--- DATA LINES ---
━━━━

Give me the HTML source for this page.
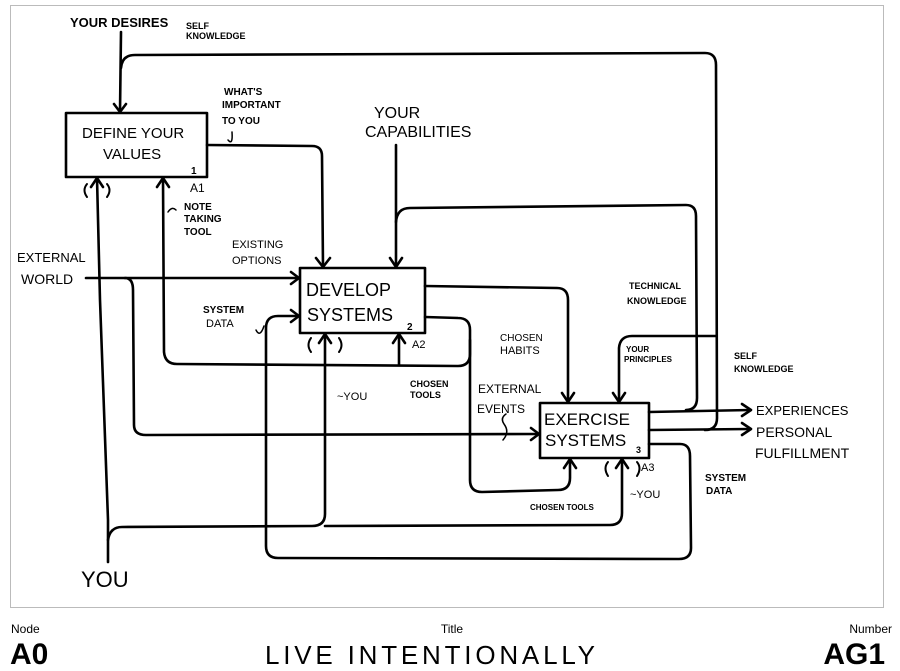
<!DOCTYPE html>
<html><head><meta charset="utf-8"><style>
html,body{margin:0;padding:0;background:#fff;}
svg{display:block;}
.t{font-family:"Liberation Sans",sans-serif;fill:#000;}
</style></head><body>
<svg width="900" height="671" viewBox="0 0 900 671" xmlns="http://www.w3.org/2000/svg">
<rect x="10.5" y="5.5" width="873" height="602" fill="#fff" stroke="#bbb" stroke-width="1"/>
<g fill="none" stroke="#000" stroke-width="2.6" stroke-linecap="round" stroke-linejoin="round">
<rect x="66" y="113" width="141" height="64"/>
<rect x="300" y="268" width="125" height="65"/>
<rect x="540" y="403" width="109" height="55"/>
<path d="M121 32 L120 112"/><path d="M114 104 L120 112 L126 104"/>
<path d="M121 68 Q122 55 135 55 L705 53 Q716 53 716 65 L717 418 Q717 430 705 430"/>
<path d="M207 145 L312 146 Q322 146 322 156 L323 267"/><path d="M316 258 L323 267 L330 258"/>
<path d="M396 145 L396 267"/><path d="M390 258 L396 267 L402 258"/>
<path d="M396 222 Q397 208 410 208 L686 205 Q696 205 696 216 L697 398 Q697 410 686 410"/>
<path d="M86 278 L299 278"/><path d="M291 272 L299 278 L291 284"/>
<path d="M125 278 Q133 278 133 290 L134 425 Q134 435 146 435 L539 434"/><path d="M531 428 L539 434 L531 440"/>
<path d="M163 178 L164 352 Q165 364 177 364 L458 366 Q470 366 470 354 L470 330 Q470 318 458 318 L425 317"/>
<path d="M157 187 L163 178 L169 187"/>
<path d="M399 365 L399 334"/><path d="M393 343 L399 334 L405 343"/>
<path d="M470 340 L470 480 Q470 492 482 492 L558 490 Q570 490 570 478 L570 459"/><path d="M564 468 L570 459 L576 468"/>
<path d="M425 286 L557 288 Q568 288 568 300 L568 402"/><path d="M562 393 L568 402 L574 393"/>
<path d="M619 402 L619 348 Q620 336 632 336 L716 336"/><path d="M613 393 L619 402 L625 393"/>
<path d="M649 412 L750 410"/><path d="M742 404 L751 410 L742 416"/>
<path d="M649 430 L750 429"/><path d="M742 423 L751 429 L742 435"/>
<path d="M649 444 L680 444 Q690 444 690 456 L691 548 Q691 559 679 559 L278 558 Q266 558 266 546 L266 328 Q266 316 278 316 L299 316"/><path d="M291 310 L299 316 L291 322"/>
<path d="M97 178 L100 300 L108 520 L108 562"/><path d="M91 187 L97 178 L103 187"/>
<path d="M108 540 Q110 527 122 527 L312 526 Q325 526 325 514 L325 334"/><path d="M319 343 L325 334 L331 343"/>
<path d="M325 526 L610 525 Q622 525 622 513 L622 459"/><path d="M616 468 L622 459 L628 468"/>
<path d="M87 184 Q82 190 87 197" stroke-width="2"/><path d="M107 184 Q112 190 107 197" stroke-width="2"/>
<path d="M311 338 Q306 345 311 352" stroke-width="2"/><path d="M339 338 Q344 345 339 352" stroke-width="2"/>
<path d="M608 462 Q603 468 608 476" stroke-width="2"/><path d="M637 462 Q642 468 637 476" stroke-width="2"/>
<path d="M228 140 Q233 146 232 132" stroke-width="1.5"/>
<path d="M168 212 Q172 206 176 210" stroke-width="1.5"/>
<path d="M256 330 Q260 338 264 326" stroke-width="1.5"/>
<path d="M503 440 Q510 432 504 424 Q500 418 506 414" stroke-width="1.5"/>
</g>
<g class="t">
<text x="70" y="27" font-size="13" font-weight="bold">YOUR DESIRES</text>
<text x="186" y="29" font-size="9" font-weight="bold">SELF</text>
<text x="186" y="39" font-size="9" font-weight="bold">KNOWLEDGE</text>
<text x="224" y="95" font-size="10" font-weight="bold">WHAT'S</text>
<text x="222" y="108" font-size="10" font-weight="bold">IMPORTANT</text>
<text x="222" y="124" font-size="10" font-weight="bold">TO YOU</text>
<text x="82" y="138" font-size="15">DEFINE YOUR</text>
<text x="103" y="159" font-size="15">VALUES</text>
<text x="191" y="174" font-size="10" font-weight="bold">1</text>
<text x="190" y="192" font-size="12">A1</text>
<text x="184" y="210" font-size="10" font-weight="bold">NOTE</text>
<text x="184" y="222" font-size="10" font-weight="bold">TAKING</text>
<text x="184" y="235" font-size="10" font-weight="bold">TOOL</text>
<text x="232" y="248" font-size="11">EXISTING</text>
<text x="232" y="264" font-size="11">OPTIONS</text>
<text x="17" y="262" font-size="13">EXTERNAL</text>
<text x="21" y="284" font-size="14">WORLD</text>
<text x="374" y="118" font-size="16">YOUR</text>
<text x="365" y="137" font-size="16">CAPABILITIES</text>
<text x="306" y="296" font-size="18">DEVELOP</text>
<text x="307" y="321" font-size="18">SYSTEMS</text>
<text x="407" y="330" font-size="10" font-weight="bold">2</text>
<text x="412" y="348" font-size="11">A2</text>
<text x="203" y="313" font-size="10" font-weight="bold">SYSTEM</text>
<text x="206" y="327" font-size="11">DATA</text>
<text x="410" y="387" font-size="9" font-weight="bold">CHOSEN</text>
<text x="410" y="398" font-size="9" font-weight="bold">TOOLS</text>
<text x="337" y="400" font-size="11">~YOU</text>
<text x="500" y="341" font-size="10">CHOSEN</text>
<text x="500" y="354" font-size="11">HABITS</text>
<text x="478" y="393" font-size="12">EXTERNAL</text>
<text x="477" y="413" font-size="12">EVENTS</text>
<text x="544" y="425" font-size="17">EXERCISE</text>
<text x="545" y="446" font-size="17">SYSTEMS</text>
<text x="636" y="453" font-size="9" font-weight="bold">3</text>
<text x="641" y="471" font-size="11">A3</text>
<text x="630" y="498" font-size="11">~YOU</text>
<text x="530" y="510" font-size="8" font-weight="bold">CHOSEN TOOLS</text>
<text x="629" y="289" font-size="9" font-weight="bold">TECHNICAL</text>
<text x="627" y="304" font-size="9" font-weight="bold">KNOWLEDGE</text>
<text x="626" y="352" font-size="8" font-weight="bold">YOUR</text>
<text x="624" y="362" font-size="8" font-weight="bold">PRINCIPLES</text>
<text x="734" y="359" font-size="9" font-weight="bold">SELF</text>
<text x="734" y="372" font-size="9" font-weight="bold">KNOWLEDGE</text>
<text x="705" y="481" font-size="10" font-weight="bold">SYSTEM</text>
<text x="706" y="494" font-size="10" font-weight="bold">DATA</text>
<text x="756" y="415" font-size="13">EXPERIENCES</text>
<text x="756" y="437" font-size="14">PERSONAL</text>
<text x="755" y="458" font-size="14">FULFILLMENT</text>
<text x="81" y="587" font-size="22">YOU</text>
<text x="11" y="633" font-size="12">Node</text>
<text x="10" y="664" font-size="30" font-weight="bold">A0</text>
<text x="452" y="633" font-size="12" text-anchor="middle">Title</text>
<text x="265" y="664" font-size="26" textLength="330" lengthAdjust="spacing">LIVE  INTENTIONALLY</text>
<text x="892" y="633" font-size="12" text-anchor="end">Number</text>
<text x="885" y="664" font-size="30" font-weight="bold" text-anchor="end">AG1</text>
</g>
</svg>
</body></html>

━━━━

--- GOAL OF THE EXERCISE ---
Reproduce each line word for word and drop the pictures.

--- WORKED SOLUTION ---
Give me the HTML source for this page.
<!DOCTYPE html>
<html><head><meta charset="utf-8"><style>
html,body{margin:0;padding:0;background:#fff;}
svg{display:block;}
.t{font-family:"Liberation Sans",sans-serif;fill:#000;}
</style></head><body>
<svg width="900" height="671" viewBox="0 0 900 671" xmlns="http://www.w3.org/2000/svg">
<rect x="10.5" y="5.5" width="873" height="602" fill="#fff" stroke="#bbb" stroke-width="1"/>
<g fill="none" stroke="#000" stroke-width="2.6" stroke-linecap="round" stroke-linejoin="round">
<rect x="66" y="113" width="141" height="64"/>
<rect x="300" y="268" width="125" height="65"/>
<rect x="540" y="403" width="109" height="55"/>
<path d="M121 32 L120 112"/><path d="M114 104 L120 112 L126 104"/>
<path d="M121 68 Q122 55 135 55 L705 53 Q716 53 716 65 L717 418 Q717 430 705 430"/>
<path d="M207 145 L312 146 Q322 146 322 156 L323 267"/><path d="M316 258 L323 267 L330 258"/>
<path d="M396 145 L396 267"/><path d="M390 258 L396 267 L402 258"/>
<path d="M396 222 Q397 208 410 208 L686 205 Q696 205 696 216 L697 398 Q697 410 686 410"/>
<path d="M86 278 L299 278"/><path d="M291 272 L299 278 L291 284"/>
<path d="M125 278 Q133 278 133 290 L134 425 Q134 435 146 435 L539 434"/><path d="M531 428 L539 434 L531 440"/>
<path d="M163 178 L164 352 Q165 364 177 364 L458 366 Q470 366 470 354 L470 330 Q470 318 458 318 L425 317"/>
<path d="M157 187 L163 178 L169 187"/>
<path d="M399 365 L399 334"/><path d="M393 343 L399 334 L405 343"/>
<path d="M470 340 L470 480 Q470 492 482 492 L558 490 Q570 490 570 478 L570 459"/><path d="M564 468 L570 459 L576 468"/>
<path d="M425 286 L557 288 Q568 288 568 300 L568 402"/><path d="M562 393 L568 402 L574 393"/>
<path d="M619 402 L619 348 Q620 336 632 336 L716 336"/><path d="M613 393 L619 402 L625 393"/>
<path d="M649 412 L750 410"/><path d="M742 404 L751 410 L742 416"/>
<path d="M649 430 L750 429"/><path d="M742 423 L751 429 L742 435"/>
<path d="M649 444 L680 444 Q690 444 690 456 L691 548 Q691 559 679 559 L278 558 Q266 558 266 546 L266 328 Q266 316 278 316 L299 316"/><path d="M291 310 L299 316 L291 322"/>
<path d="M97 178 L100 300 L108 520 L108 562"/><path d="M91 187 L97 178 L103 187"/>
<path d="M108 540 Q110 527 122 527 L312 526 Q325 526 325 514 L325 334"/><path d="M319 343 L325 334 L331 343"/>
<path d="M325 526 L610 525 Q622 525 622 513 L622 459"/><path d="M616 468 L622 459 L628 468"/>
<path d="M87 184 Q82 190 87 197" stroke-width="2"/><path d="M107 184 Q112 190 107 197" stroke-width="2"/>
<path d="M311 338 Q306 345 311 352" stroke-width="2"/><path d="M339 338 Q344 345 339 352" stroke-width="2"/>
<path d="M608 462 Q603 468 608 476" stroke-width="2"/><path d="M637 462 Q642 468 637 476" stroke-width="2"/>
<path d="M228 140 Q233 146 232 132" stroke-width="1.5"/>
<path d="M168 212 Q172 206 176 210" stroke-width="1.5"/>
<path d="M256 330 Q260 338 264 326" stroke-width="1.5"/>
<path d="M503 440 Q510 432 504 424 Q500 418 506 414" stroke-width="1.5"/>
</g>
<g class="t">
<text x="70" y="27" font-size="13" font-weight="bold">YOUR DESIRES</text>
<text x="186" y="29" font-size="9" font-weight="bold">SELF</text>
<text x="186" y="39" font-size="9" font-weight="bold">KNOWLEDGE</text>
<text x="224" y="95" font-size="10" font-weight="bold">WHAT'S</text>
<text x="222" y="108" font-size="10" font-weight="bold">IMPORTANT</text>
<text x="222" y="124" font-size="10" font-weight="bold">TO YOU</text>
<text x="82" y="138" font-size="15">DEFINE YOUR</text>
<text x="103" y="159" font-size="15">VALUES</text>
<text x="191" y="174" font-size="10" font-weight="bold">1</text>
<text x="190" y="192" font-size="12">A1</text>
<text x="184" y="210" font-size="10" font-weight="bold">NOTE</text>
<text x="184" y="222" font-size="10" font-weight="bold">TAKING</text>
<text x="184" y="235" font-size="10" font-weight="bold">TOOL</text>
<text x="232" y="248" font-size="11">EXISTING</text>
<text x="232" y="264" font-size="11">OPTIONS</text>
<text x="17" y="262" font-size="13">EXTERNAL</text>
<text x="21" y="284" font-size="14">WORLD</text>
<text x="374" y="118" font-size="16">YOUR</text>
<text x="365" y="137" font-size="16">CAPABILITIES</text>
<text x="306" y="296" font-size="18">DEVELOP</text>
<text x="307" y="321" font-size="18">SYSTEMS</text>
<text x="407" y="330" font-size="10" font-weight="bold">2</text>
<text x="412" y="348" font-size="11">A2</text>
<text x="203" y="313" font-size="10" font-weight="bold">SYSTEM</text>
<text x="206" y="327" font-size="11">DATA</text>
<text x="410" y="387" font-size="9" font-weight="bold">CHOSEN</text>
<text x="410" y="398" font-size="9" font-weight="bold">TOOLS</text>
<text x="337" y="400" font-size="11">~YOU</text>
<text x="500" y="341" font-size="10">CHOSEN</text>
<text x="500" y="354" font-size="11">HABITS</text>
<text x="478" y="393" font-size="12">EXTERNAL</text>
<text x="477" y="413" font-size="12">EVENTS</text>
<text x="544" y="425" font-size="17">EXERCISE</text>
<text x="545" y="446" font-size="17">SYSTEMS</text>
<text x="636" y="453" font-size="9" font-weight="bold">3</text>
<text x="641" y="471" font-size="11">A3</text>
<text x="630" y="498" font-size="11">~YOU</text>
<text x="530" y="510" font-size="8" font-weight="bold">CHOSEN TOOLS</text>
<text x="629" y="289" font-size="9" font-weight="bold">TECHNICAL</text>
<text x="627" y="304" font-size="9" font-weight="bold">KNOWLEDGE</text>
<text x="626" y="352" font-size="8" font-weight="bold">YOUR</text>
<text x="624" y="362" font-size="8" font-weight="bold">PRINCIPLES</text>
<text x="734" y="359" font-size="9" font-weight="bold">SELF</text>
<text x="734" y="372" font-size="9" font-weight="bold">KNOWLEDGE</text>
<text x="705" y="481" font-size="10" font-weight="bold">SYSTEM</text>
<text x="706" y="494" font-size="10" font-weight="bold">DATA</text>
<text x="756" y="415" font-size="13">EXPERIENCES</text>
<text x="756" y="437" font-size="14">PERSONAL</text>
<text x="755" y="458" font-size="14">FULFILLMENT</text>
<text x="81" y="587" font-size="22">YOU</text>
<text x="11" y="633" font-size="12">Node</text>
<text x="10" y="664" font-size="30" font-weight="bold">A0</text>
<text x="452" y="633" font-size="12" text-anchor="middle">Title</text>
<text x="265" y="664" font-size="26" textLength="330" lengthAdjust="spacing">LIVE  INTENTIONALLY</text>
<text x="892" y="633" font-size="12" text-anchor="end">Number</text>
<text x="885" y="664" font-size="30" font-weight="bold" text-anchor="end">AG1</text>
</g>
</svg>
</body></html>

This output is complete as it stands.